I'll be the first one to admit that I can take sports, or I can leave sports. I don't mind playing the occasional game of basketball or soccer, but I can't stand football or tennis.
And watching sports games on television for me is a lot like watching paint dry. There's only so much excitement watching your teams score runs, touchdowns, and goals on a thirty-nine inch television screen before you start to get bored and ask people to pass the honey garlic chicken wings.
Arguably, the experience in watching sports events is much better when you go to an actual game and watch it live as it is happening.
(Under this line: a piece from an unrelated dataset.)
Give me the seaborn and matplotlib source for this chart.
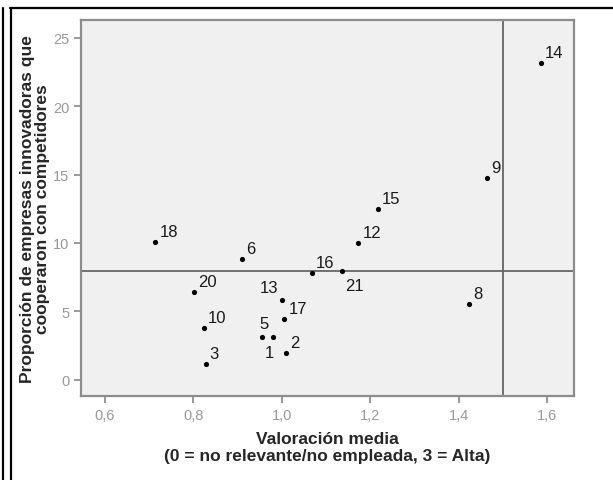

There's really nothing like being in the stands or bleachers of a baseball diamond or football stadium watching the crowds go wild over their teams, and cheering for your favourite players as they do their best to win the game.
Well, a few days ago, I got the opportunity to see a game.
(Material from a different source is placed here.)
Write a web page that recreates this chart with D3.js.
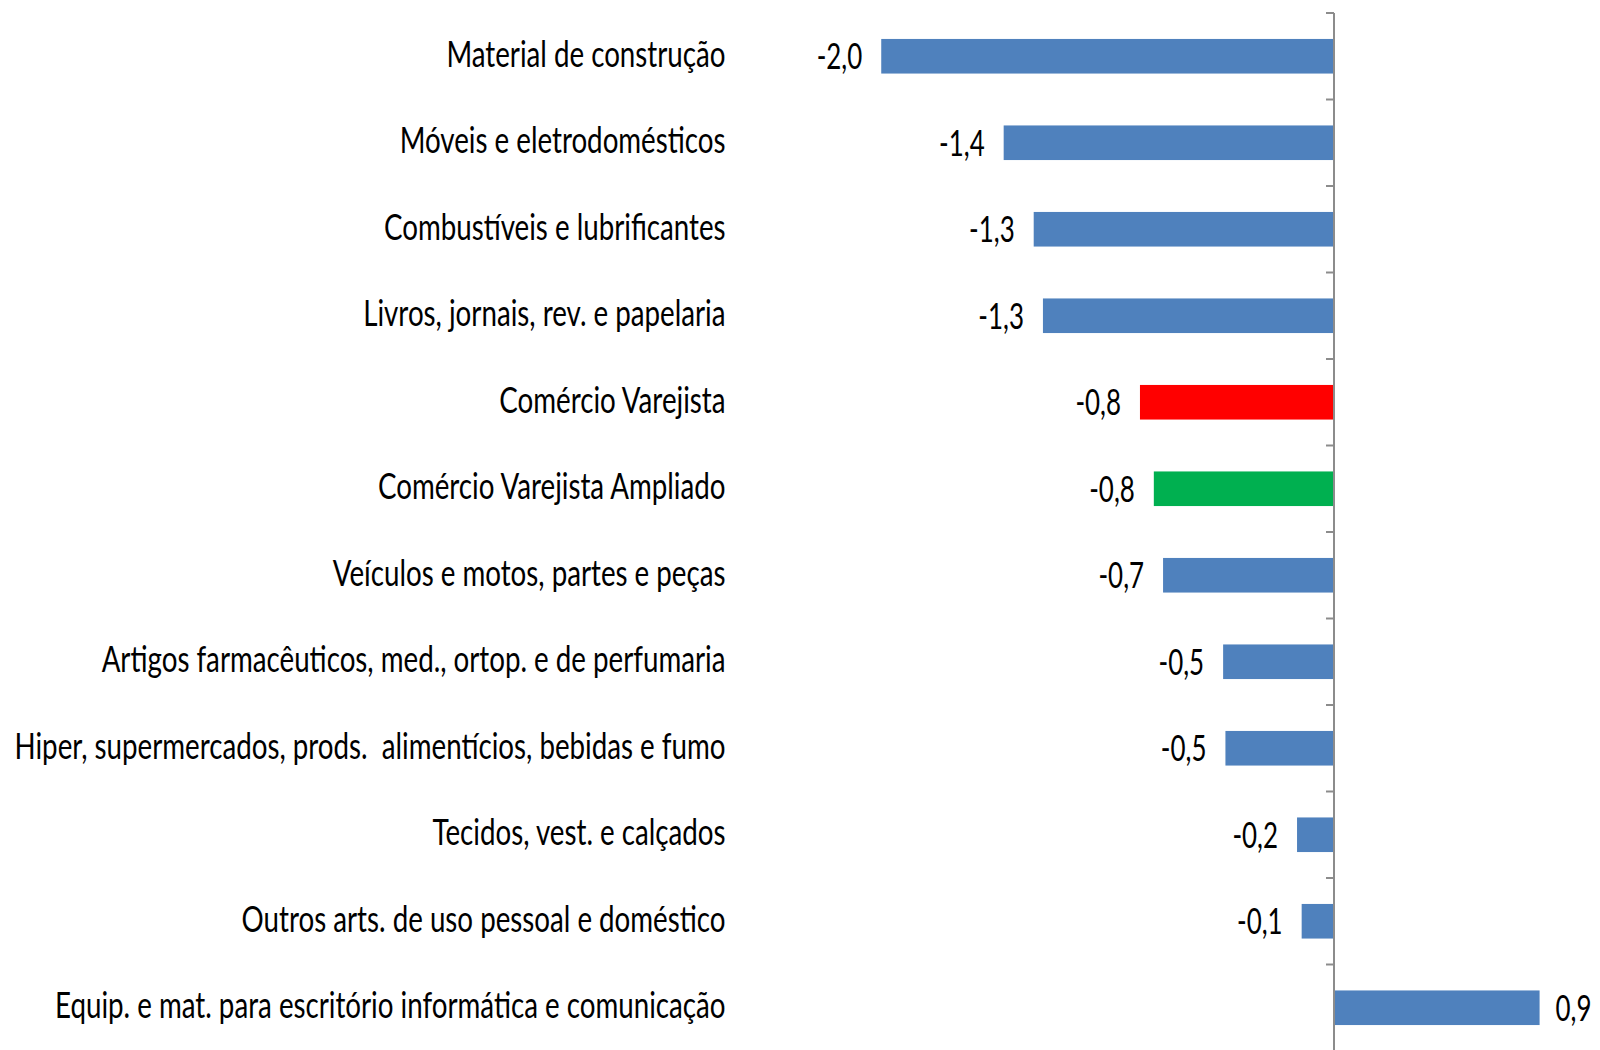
<!DOCTYPE html>
<html>
<head>
<meta charset="utf-8">
<script src="https://cdn.jsdelivr.net/npm/d3@7"></script>
<style>
  html, body { margin: 0; padding: 0; background: #fff; }
  svg text { font-family: Lato, "Open Sans", sans-serif; fill: #000; white-space: pre; }
</style>
</head>
<body>
<svg id="chart" width="1600" height="1050"></svg>
<script>
// categories, top to bottom
const categories = [
  'Material de construção',
  'Móveis e eletrodomésticos',
  'Combustíveis e lubrificantes',
  'Livros, jornais, rev. e papelaria',
  'Comércio Varejista',
  'Comércio Varejista Ampliado',
  'Veículos e motos, partes e peças',
  'Artigos farmacêuticos, med., ortop. e de perfumaria',
  'Hiper, supermercados, prods.  alimentícios, bebidas e fumo',
  'Tecidos, vest. e calçados',
  'Outros arts. de uso pessoal e doméstico',
  'Equip. e mat. para escritório informática e comunicação'
];

// % change
const values = [-1.96, -1.43, -1.30, -1.26, -0.84, -0.78, -0.74, -0.48, -0.47, -0.16, -0.14, 0.89];

const xDomain = [-2, 1];

// colours
const barColor = '#4F81BD';
const highlight = {
  'Comércio Varejista': '#FF0000',
  'Comércio Varejista Ampliado': '#00B050'
};

const width = 1600;
const height = 1050;
const fontSize = 36;
const squeezeCat = 0.77;  // narrow text like the original
const squeezeVal = 0.72;

const svg = d3.select('#chart');

const x = d3.scaleLinear()
  .domain(xDomain)
  .range([872, 1565]);

const y = d3.scaleBand()
  .domain(categories)
  .range([13, 13 + 86.5 * categories.length])
  .paddingInner(0.6)
  .paddingOuter(0.3);

// bars
svg.append('g')
  .selectAll('rect')
  .data(categories)
  .join('rect')
  .attr('x', (d, i) => x(Math.min(0, values[i])))
  .attr('y', d => y(d))
  .attr('width', (d, i) => Math.abs(x(values[i]) - x(0)))
  .attr('height', y.bandwidth())
  .attr('fill', d => highlight[d] || barColor);

// vertical category axis with ticks between bands
const step = y.step();
const axisTop = y.range()[0];
const tickYs = d3.range(categories.length + 1).map(i => axisTop + i * step);

const axis = svg.append('g').attr('stroke', '#8C8C8C').attr('stroke-width', 2);
axis.append('line')
  .attr('x1', x(0)).attr('x2', x(0))
  .attr('y1', axisTop).attr('y2', height);
axis.selectAll('.tick')
  .data(tickYs)
  .join('line')
  .attr('class', 'tick')
  .attr('x1', x(0) - 8).attr('x2', x(0))
  .attr('y1', d => d).attr('y2', d => d);

// category labels
const cy = d => y(d) + y.bandwidth() / 2;
svg.append('g')
  .selectAll('text')
  .data(categories)
  .join('text')
  .attr('transform', d => `translate(725.5,${cy(d) + 10.5}) scale(${squeezeCat},1)`)
  .attr('text-anchor', 'end')
  .attr('font-size', fontSize)
  .text(d => d);

// value labels
const fmt = v => d3.format('.1f')(v).replace('.', ',').replace('−', '-');
svg.append('g')
  .selectAll('text')
  .data(categories)
  .join('text')
  .attr('transform', (d, i) => {
    const v = values[i];
    const lx = v < 0 ? x(v) - 19 : x(v) + 16;
    return `translate(${lx},${cy(d) + 13}) scale(${squeezeVal},1)`;
  })
  .attr('text-anchor', (d, i) => values[i] < 0 ? 'end' : 'start')
  .attr('font-size', fontSize)
  .text((d, i) => fmt(values[i]));
</script>
</body>
</html>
The date was March 19, 2015. The place was Canadian Tire Centre in Ottawa, Ontario. The time was 7:30pm. And the game was the match up between the Boston Bruins and the Ottawa Senators. Whichever team won would move on in their quest to win the Stanley Cup.
And, I was there.
You see, the same day that the game was being played, earlier in the afternoon, my nephew and his hockey team were taking part in the "Sens Gameday Experience" (at least, I THINK that's what it was called). Anyway, they received the opportunity to play a simulated game on the ice rink at Canadian Tire Centre, and we all decided that it would make sense to just get tickets to the hockey game that was playing that night.
And what a game it was! The final score was Ottawa 6, Boston 4. But the way that both teams were playing on the ice, you could tell that both teams really wanted the win. As soon as one team scored (the first goal was scored less than thirty seconds into the first period by Ottawa!), the other team would score right behind them. At the end of the second, the score was tied 4-4.
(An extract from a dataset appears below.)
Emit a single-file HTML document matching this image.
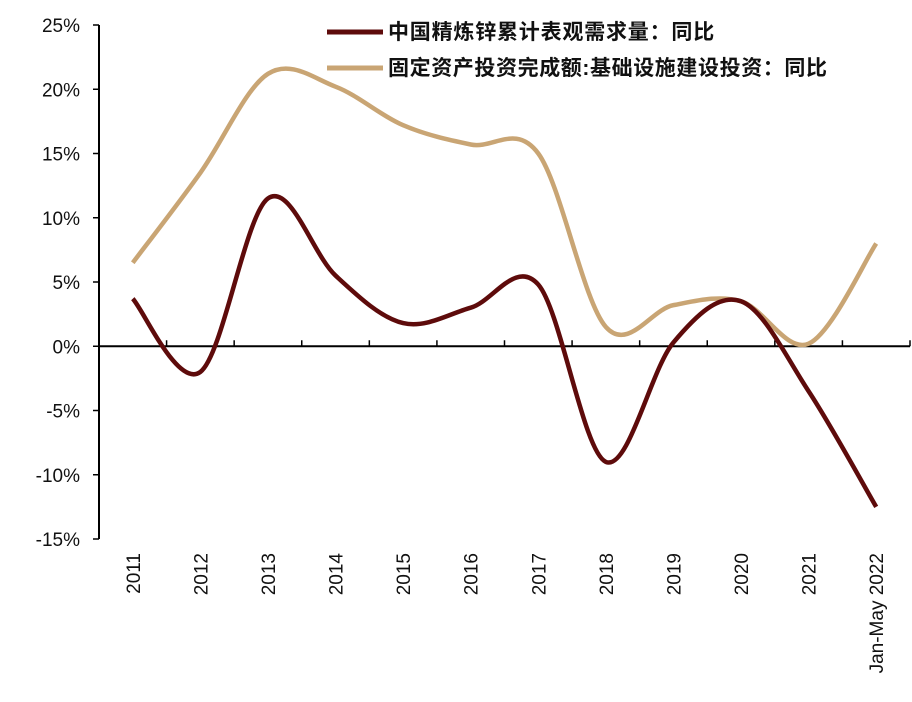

Like I said, it was a really close game.
All in all, the experience of going to a hockey game (my very first professional hockey game ever - I know, I'm supposed to be Canadian here - was a fantastic one, and I would easily welcome the opportunity to go to another one.
However, there was one obstacle that I had to get over before I started to have fun at the game. And in order to explain it, I want to show you my hockey game ticket again to highlight something.
My seat for the venue was section 304, row P, seat 19.
The way that Canadian Tire Centre is laid out, you have the 100 section, which is the section that is closest to the ice rink. You get a full view of the players, the goals, and the sight of a hockey player losing a tooth or two during a scrap with the opposing team's goalie.
The 200 section is located about 15-20 feet above the 100 section. This is a section that will allow you to have a higher up view of the action, but will still allow you to make out the players on the ice and follow along with the game.
I was on the 300 section. A section that is WAAAAAAY higher than the 200 section. And we were in the third row from the top.
Did I mention that I have an extreme fear of heights? One that causes me to experience vertigo if I climb too high up a ladder?
So when I snapped this picture with my cell phone (which I was having trouble steadying because my hand was shaking so badly), you can imagine why I initially was a little bit nervous about being seated up so high!
I thought to myself, "there's no way I am getting through this game without having a panic attack, or passing out from being so high". And for a brief moment, I questioned why I was there in the first place.
But then I started to try and face the fear. I was not letting my fear of heights stop me from enjoying the game. All I had to do was two things - don't look down more than you have to, and keep your gaze on a fixed object until you feel more comfortable.
Sure enough, our seats faced the giant Jumbotron in the middle of the rink, so I focused on that. And after a few minutes of staring at the Jumbotron, I started to relax a bit more until the anxiety went away.